Yang menjadi persoalan pelik adalah memilih format gerakan dengan betuk lembaga kemasyarakatan seperti membangun madrasah-madrasah, pesantren-pesantren, rumah sakit, panti jompo, dan semisalnya. Atau melakukan aktivitas politik. Politik yang diambil adalah sudut pandang yang shahih yaitu politk yang dimaksud adalah siyasah yang berarti ri’ayah suunil ummah/mengatur kehidupan umat. Kedangkalan dalam memahami politik membuat manusia mengarahkan pikirannya untuk memperoleh kekuasaan yang tak jarang menerjang batas aturan Islam.

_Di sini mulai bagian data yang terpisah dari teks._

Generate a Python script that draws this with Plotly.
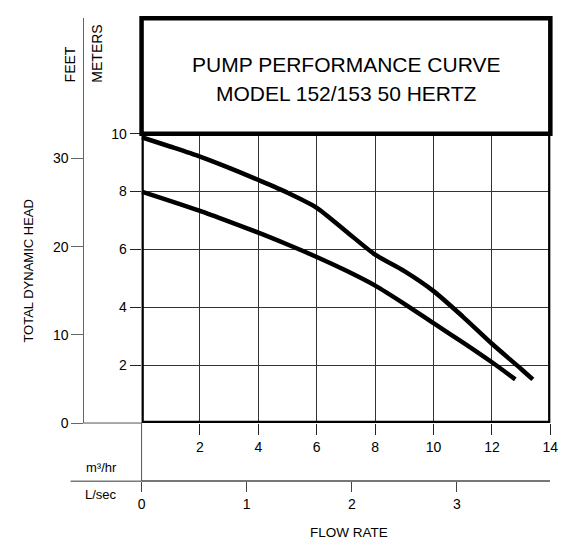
import plotly.graph_objects as go

# ---------------- data ----------------
flow_upper = [0, 1, 2, 3, 4, 5, 6, 7, 8, 9, 10, 11, 12, 13, 13.4]
head_upper = [9.88, 9.55, 9.21, 8.82, 8.40, 7.96, 7.44, 6.63, 5.82, 5.25, 4.56, 3.68, 2.74, 1.87, 1.51]
flow_lower = [0, 1, 2, 3, 4, 5, 6, 7, 8, 9, 10, 11, 12, 12.8]
head_lower = [8.0, 7.67, 7.33, 6.96, 6.58, 6.17, 5.74, 5.27, 4.75, 4.12, 3.45, 2.79, 2.10, 1.51]

m3hr_ticks = [2, 4, 6, 8, 10, 12, 14]
meter_ticks = [2, 4, 6, 8, 10]
feet_ticks = [0, 10, 20, 30]
lsec_ticks = [0, 1, 2, 3]

title_lines = ["PUMP PERFORMANCE CURVE", "MODEL 152/153 50 HERTZ"]

FLOW_MAX = 14          # m3/hr
HEAD_MAX_M = 10        # meters
M_PER_FT = 0.3048
M3HR_PER_LS = 3.6

# ---------------- geometry (pixels) ----------------
W, H = 574, 549
X0_PX, X1_PX = 140.5, 558.0
Y0_PX, Y1_PX = 427.5, 129.5
BOX_TOP_PX = 10.5
FEET_AXIS_PX = 81.0
LSEC_AXIS_PX = 487.5


def px(x):
    return x / W


def py(y):
    return 1 - y / H


m_per_px = HEAD_MAX_M / (Y0_PX - Y1_PX)
box_top_m = (Y0_PX - BOX_TOP_PX) * m_per_px

FONT = "Liberation Sans, Arial, sans-serif"
BLACK = "#000000"

fig = go.Figure()

for fx, hy in [(flow_upper, head_upper), (flow_lower, head_lower)]:
    fig.add_trace(go.Scatter(
        x=fx, y=hy, mode="lines", xaxis="x", yaxis="y",
        line=dict(color=BLACK, width=4.5, shape="spline", smoothing=0.7),
        hoverinfo="skip", showlegend=False))

# empty trace registering the secondary (L/sec, feet) axes
fig.add_trace(go.Scatter(x=[], y=[], xaxis="x2", yaxis="y2", showlegend=False, hoverinfo="skip"))

tickfont = dict(family=FONT, size=14, color=BLACK)

fig.update_layout(
    width=W, height=H, autosize=False,
    margin=dict(l=0, r=0, t=0, b=0, pad=0),
    paper_bgcolor="white", plot_bgcolor="rgba(0,0,0,0)",
    font=dict(family=FONT, color=BLACK),
    xaxis=dict(domain=[px(X0_PX), px(X1_PX)], range=[0, FLOW_MAX], anchor="y",
               tickmode="array", tickvals=m3hr_ticks, ticks="outside", ticklen=11,
               tickcolor="#222", tickwidth=1, showgrid=True, gridcolor="#333", gridwidth=1,
               showline=False, zeroline=False, tickfont=tickfont, fixedrange=True),
    yaxis=dict(domain=[py(Y0_PX), py(Y1_PX)], range=[0, HEAD_MAX_M], anchor="x",
               tickmode="array", tickvals=meter_ticks, ticks="outside", ticklen=11,
               tickcolor="#222", tickwidth=1, showgrid=True, gridcolor="#333", gridwidth=1,
               showline=False, zeroline=False, tickfont=tickfont, fixedrange=True),
    xaxis2=dict(domain=[px(X0_PX), px(X1_PX)], range=[0, FLOW_MAX / M3HR_PER_LS],
                anchor="free", position=py(LSEC_AXIS_PX), side="bottom",
                tickmode="array", tickvals=lsec_ticks, ticks="outside", ticklen=10,
                tickcolor="#444", tickwidth=1, showgrid=False, zeroline=False,
                showline=True, linecolor="#777", linewidth=1.5,
                tickfont=tickfont, fixedrange=True),
    yaxis2=dict(domain=[py(Y0_PX), py(BOX_TOP_PX)], range=[0, box_top_m / M_PER_FT],
                anchor="free", position=px(FEET_AXIS_PX), side="left",
                tickmode="array", tickvals=feet_ticks, ticks="outside", ticklen=12,
                tickcolor="#666", tickwidth=1, showgrid=False, zeroline=False,
                showline=True, linecolor="#666", linewidth=1,
                tickfont=tickfont, fixedrange=True),
)

shapes = [
    dict(type="line", xref="paper", yref="paper", x0=px(FEET_AXIS_PX), x1=px(X0_PX),
         y0=py(Y0_PX), y1=py(Y0_PX), line=dict(color="#555", width=1)),
    dict(type="line", xref="paper", yref="paper", x0=px(68), x1=px(X0_PX),
         y0=py(LSEC_AXIS_PX), y1=py(LSEC_AXIS_PX), line=dict(color="#777", width=1.5)),
    dict(type="line", xref="paper", yref="paper", x0=px(X0_PX), x1=px(X0_PX),
         y0=py(Y0_PX), y1=py(LSEC_AXIS_PX), line=dict(color="#555", width=1)),
    dict(type="rect", xref="x", yref="y", x0=0, x1=FLOW_MAX, y0=0, y1=HEAD_MAX_M,
         line=dict(color=BLACK, width=4.5), layer="above"),
    dict(type="rect", xref="paper", yref="paper", x0=px(X0_PX), x1=px(X1_PX),
         y0=py(Y1_PX), y1=py(BOX_TOP_PX), line=dict(color=BLACK, width=4.5), layer="above"),
]
fig.update_layout(shapes=shapes)


def ann(text, x, y, size, angle=0):
    return dict(text=text, x=px(x), y=py(y), xref="paper", yref="paper",
                xanchor="center", yanchor="middle", showarrow=False, textangle=angle,
                font=dict(family=FONT, size=size, color=BLACK))


cx = (X0_PX + X1_PX) / 2
annotations = [
    ann(title_lines[0], cx, 58, 21),
    ann(title_lines[1], cx, 88, 21),
    ann("FEET", 67.5, 58, 14, -90),
    ann("METERS", 95, 47, 14, -90),
    ann("TOTAL DYNAMIC HEAD", 25, 270, 13, -90),
    ann("m³/hr", 100, 473, 13),
    ann("L/sec", 99, 501, 13),
    ann("FLOW RATE", 352, 540, 13.5),
]
fig.update_layout(annotations=annotations)

post = (
    "document.documentElement.style.margin='0';"
    "document.documentElement.style.overflow='hidden';"
    "document.body.style.margin='0';"
    "document.body.style.overflow='hidden';"
)

fig.write_html(
    "out.html",
    config={"displayModeBar": False},
    post_script=post,
)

Jika dilihat dari fakta bahwa tidak ada sekolah, rumah sakit, panti jompo, dan yang semisal yang dibangun Rosulullah untuk membangkitkan umat yang bermula di Mekkah. Sehingga itu bukan manhaj untuk membangkitkan umat, namun aktivitas individu diperkenankan karena itu sebuah sunnah dan amal yang baik, seperti Abu Bakar yang membebaskan budak termasuk Bilal bin Rabah, serta sikat dermawan yang tidak berubah setelah dan sebelum menerima Islam.
Aktivitas Politik disini adalah mengontrol penguasa dan mencari thalabun nusrah. Sehingga akan ada benturan pemikiran ditengah masyarakat, seperti yang dilakukan sahabat menentang penyembahan berhala, praktik riba, kecurangan timbangan, dan lainnya. Jadi mengarahkan pada sisi politik sekali lagi bukan untuk menguasai tapi mengatur urusan rakyat. Thabun nusrah atau meminta pertolongan, seperti yang Rosulullah lakukan dengan bani-bani sekitar Mekkah tanpa ada sikap mundur artinya dilakukan terus menerus walau ditimpa oleh penolakan yang keras, pelemparan, penyiksaan, penghinaan, dan yang lebih keras membuat aspek thalabun nusrah dalam pandangan fiqh adalah sebuah KEWAJIBAN dalam dakwah Islam.